I remember really enjoying the keyboard on the ill-fated Pixel Slate years ago. Those keys were of course physical in nature and completely round, but the same basic principle exists. When you round off keys that much, you lose physical real estate on the buttons themselves.
On a full-sized physical keyboard, this isn’t really a problem. On a palm-sized on-screen keyboard, however, this change not only doesn’t make sense – it actually makes using the keyboard pretty awful. And the reasoning is quite simple.
With a physical keyboard, you are using muscle memory to hit the general center of the key most times. As a person who types for a living, I don’t care whether the keys on my keyboard are perfect squares, complete circles, or something in-between. I can compensate quickly and make it work without much fuss.

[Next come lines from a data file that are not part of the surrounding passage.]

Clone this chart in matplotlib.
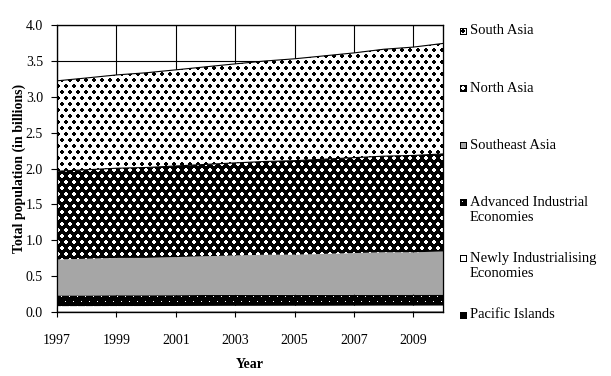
import matplotlib
matplotlib.use("Agg")
import matplotlib.pyplot as plt
import matplotlib.ticker as mticker
import numpy as np

plt.rcParams["font.family"] = ["Liberation Serif", "DejaVu Serif"]

years = list(range(1997, 2011))

# population in billions (stack bottom -> top)
pacific_islands = [0.007, 0.007, 0.007, 0.007, 0.007, 0.008, 0.008, 0.008, 0.008, 0.008, 0.008, 0.009, 0.009, 0.009]
newly_industrialising = [0.075, 0.075, 0.076, 0.076, 0.077, 0.077, 0.078, 0.078, 0.079, 0.079, 0.080, 0.080, 0.080, 0.081]
advanced_industrial = [0.150, 0.150, 0.151, 0.151, 0.151, 0.152, 0.152, 0.152, 0.152, 0.153, 0.153, 0.153, 0.153, 0.153]
southeast_asia = [0.50, 0.51, 0.52, 0.52, 0.53, 0.54, 0.55, 0.56, 0.56, 0.57, 0.58, 0.59, 0.59, 0.60]
north_asia = [1.23, 1.24, 1.25, 1.26, 1.27, 1.28, 1.29, 1.30, 1.31, 1.32, 1.33, 1.34, 1.35, 1.36]
south_asia = [1.26, 1.28, 1.30, 1.32, 1.34, 1.36, 1.38, 1.40, 1.42, 1.44, 1.46, 1.49, 1.51, 1.54]

labels = ["Pacific Islands", "Newly Industrialising\nEconomies", "Advanced Industrial\nEconomies",
          "Southeast Asia", "North Asia", "South Asia"]
values = [pacific_islands, newly_industrialising, advanced_industrial,
          southeast_asia, north_asia, south_asia]


# old-style bitmap fill patterns (1 = black pixel)
def make_tiles():
    plus = np.array([[0, 1, 1, 0], [1, 1, 1, 1], [1, 1, 1, 1], [0, 1, 1, 0]])
    dots = np.zeros((12, 8))
    dots[0:4, 0:4] = plus
    dots[6:10, 4:8] = plus
    sparse = np.ones((10, 8))
    sparse[1, 1] = 0
    sparse[6, 5] = 0
    return {
        "black": np.ones((1, 1)),
        "white": np.zeros((1, 1)),
        "sparse": sparse,
        "grey": np.full((1, 1), 0.35),
        "diamond": 1 - dots,
        "dots": dots,
    }


def fill_tile(tile, h, w):
    reps = (h // tile.shape[0] + 1, w // tile.shape[1] + 1)
    return np.tile(tile, reps)[:h, :w]


tiles = make_tiles()
patterns = ["black", "white", "sparse", "grey", "diamond", "dots"]

W, H = 611, 376
fig = plt.figure(figsize=(W / 100, H / 100), dpi=100)
ax_pos = [57 / W, 64 / H, 386 / W, 287 / H]
ax = fig.add_axes(ax_pos)

ax.set_xlim(1997, 2010)
ax.set_ylim(0, 4.0)
ax.set_xticks(range(1997, 2011, 2))
ax.set_yticks(np.arange(0, 4.01, 0.5))
ax.yaxis.set_major_formatter(mticker.FormatStrFormatter("%.1f"))
ax.grid(True, color="black", lw=0.8)
ax.set_axisbelow(True)
ax.tick_params(axis="y", direction="out", length=4, width=0.8, pad=6, labelsize=10)
ax.tick_params(axis="x", direction="inout", length=7, width=0.8, pad=12, labelsize=10)
ax.set_xlabel("Year", fontsize=10, fontweight="bold", labelpad=8)
ax.set_ylabel("Total population (in billions)", fontsize=10, fontweight="bold", labelpad=0)

# stacked areas: the polygon comes from fill_between, the bitmap pattern
# is laid pixel for pixel over the figure and clipped to it
bottom = np.zeros(len(years))
tops = []
for vals, pat in zip(values, patterns):
    top = bottom + np.array(vals)
    coll = ax.fill_between(years, bottom, top, facecolor="none", edgecolor="none", linewidth=0)
    im = fig.figimage(fill_tile(tiles[pat], H, W), xo=0, yo=0, origin="upper",
                      cmap="gray_r", vmin=0, vmax=1, zorder=1)
    im.set_clip_path(coll.get_paths()[0], ax.transData)
    tops.append(top)
    bottom = top

# frame and outlines go on top of the patterns
top_ax = fig.add_axes(ax_pos, zorder=2, sharex=ax, sharey=ax)
top_ax.patch.set_visible(False)
top_ax.tick_params(left=False, bottom=False, labelleft=False, labelbottom=False)
top_ax.plot(years, tops[4], color="black", lw=0.8)
top_ax.plot(years, tops[5], color="black", lw=0.8)
for s in top_ax.spines.values():
    s.set_linewidth(0.9)

# legend drawn by hand, top entry first
legend_y = [31, 88, 145, 210, 266, 315]
for y, name, pat in zip(legend_y, labels[::-1], patterns[::-1]):
    first = y if "\n" not in name else y - 8
    sw = np.ones((7, 7))
    sw[1:-1, 1:-1] = fill_tile(tiles[pat], 5, 5)
    fig.figimage(sw, xo=460, yo=H - (first + 4), origin="upper",
                 cmap="gray_r", vmin=0, vmax=1, zorder=5)
    fig.text(470 / W, 1 - y / H, name, fontsize=10.5, va="center", ha="left", linespacing=1.2)

fig.savefig("out.png", dpi=100)
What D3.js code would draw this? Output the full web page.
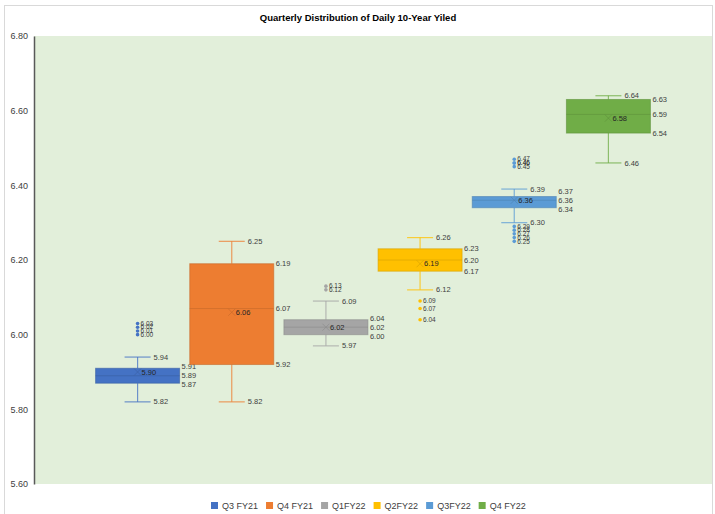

On my phone’s screen, however, I need to look at where I’m poking to type things, and this is precisely where this new keyboard layout failed so hard. From a simple, visual standpoint, the keyboard keys on Gboard looked so freaking small even on the large screen of the Pixel 9 Pro XL after this change, and there was no redeeming quality to it whatsoever.
I’m sure the touch-sensitive areas for each key were actually the same, but my brain just couldn’t make peace with that while I was using the keyboard. Instead, I slowed my typing speed considerably because it felt like my targets were so much smaller. And for what? To get the keys to have a more Google-y pill shape? What was the point of this?
Frankly, this was a terrible UI change across the board, and it was even more frustrating that I couldn’t turn it off. Thankfully, as of this morning, the change was rolled back and my keyboard looks like a normal keyboard once again. I’m guessing Google got the message and retracted the change. Good call, Google. Good call.